Тульский баян ответил обрадованными переливами. Приободрившийся Федор Иванович щелкнул напоследок ногтем в одну из многочисленных фотографий, висевших в рамочках на стене, где ему улыбались выпускники по классу «Баян» музыкальной школы номер семь города Ярославля. Впрочем, Колесников продолжал преподавать и, несмотря на почтенный возраст, более восьмидесяти лет, бегал по жизни бодрячком, не собираясь сдаваться на милость болезням и смерти.
Колонна единороссов сгоняемая со всех сторон суетливыми распорядителями только-только начала формироваться. Белые, голубые, красные флаги, составлявшие в целом триединство русского флага, трепетали на холодном весеннем ветру. Солнце светило ярко, но не грело. Люди поеживались, переминаясь с ноги на ногу, боязливо оглядывались на присутствующих здесь же начальников. Все они и власть имущие, и простые смертные совсем не рады были предстоящему шествию, но «дежурные» улыбки на всякий случай натянули на посиневшие от холода губы.
Федор Иванович оказался как раз, кстати, со своим тульским баяном. Когда он развернул мехи и послал в толпу людей звуки плясовой музыки, когда пошел частить простые народные частушки про любовь да нелюбовь, куда только и девалось уныние витавшее, несмотря на яркое солнце, над толпой.
Баян перелетел за спину артиста, виртуоз продолжал играть, как ни в чем не бывало. Толпа дружно, без раздумий, отдалась во власть русских плясовых.
Сказывалось всеобщее равенство, мужики с силой топали, им в ответ топали женщины. Частушки, одна заковыристее другой перелетали от одной стенки танцоров к другой. Не уступая ни на пядь, будто от этого зависела вся их жизнь, лихие частушечники яростно сверкали друг на друга глазами и горделиво подбоченившись, наступали.

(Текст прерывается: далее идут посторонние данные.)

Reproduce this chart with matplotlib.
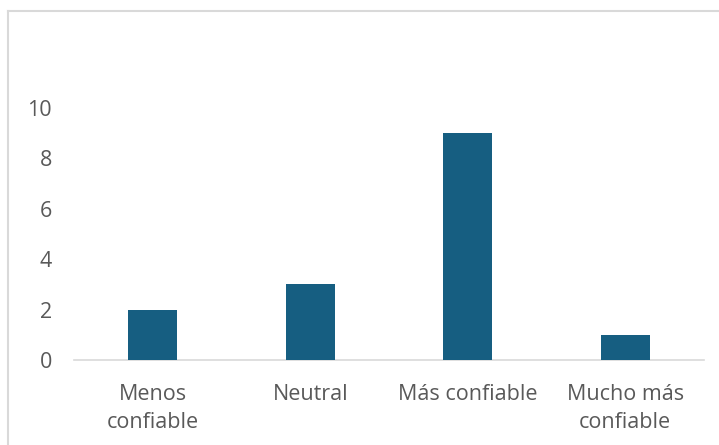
import matplotlib.pyplot as plt
from matplotlib.lines import Line2D

categories = ["Menos\nconfiable", "Neutral", "Más confiable", "Mucho más\nconfiable"]
values = [2, 3, 9, 1]
y_ticks = [0, 2, 4, 6, 8, 10]

BAR_COLOR = "#165E81"
TEXT_COLOR = "#595959"
LINE_COLOR = "#D9D9D9"

plt.rcParams["font.family"] = ["Open Sans", "DejaVu Sans"]

fig = plt.figure(figsize=(7.19, 4.45), dpi=100)
W, H = 719, 445
ax = fig.add_axes([74 / W, (H - 360) / H, (704 - 74) / W, (360 - 108) / H])

x = list(range(len(categories)))
ax.bar(x, values, width=0.31, color=BAR_COLOR, zorder=3)

ax.set_xlim(-0.5, len(categories) - 0.5)
ax.set_ylim(0, 10)
ax.set_yticks(y_ticks)
ax.set_xticks(x)
ax.set_xticklabels(categories, linespacing=1.45)

for side in ["top", "right", "left"]:
    ax.spines[side].set_visible(False)
ax.spines["bottom"].set_color(LINE_COLOR)
ax.spines["bottom"].set_linewidth(1.2)

ax.tick_params(axis="both", length=0, labelsize=15.5, labelcolor=TEXT_COLOR)
ax.tick_params(axis="y", pad=16)
ax.tick_params(axis="x", pad=17)

# chart border (only left and top visible in the crop)
fig.add_artist(Line2D([8 / W, 8 / W], [0, 1 - 11 / H], transform=fig.transFigure,
                      color=LINE_COLOR, linewidth=1.5))
fig.add_artist(Line2D([8 / W, 1], [1 - 11 / H, 1 - 11 / H], transform=fig.transFigure,
                      color=LINE_COLOR, linewidth=1.5))

fig.savefig("out.png", dpi=100)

Русские всегда останутся русскими, при каком угодно правительстве всегда, тем более, что правители приходят и уходят… Скоро вокруг баяниста выстукивали каблуками, подпрыгивали, пускались вприсядку разные ловкие танцоры. Над головами неслись слова веселых частушек. Молодежь, удивленно хлопая ресницами, подвигалась поближе, находя народные частушки весьма похожими на моднявый реп.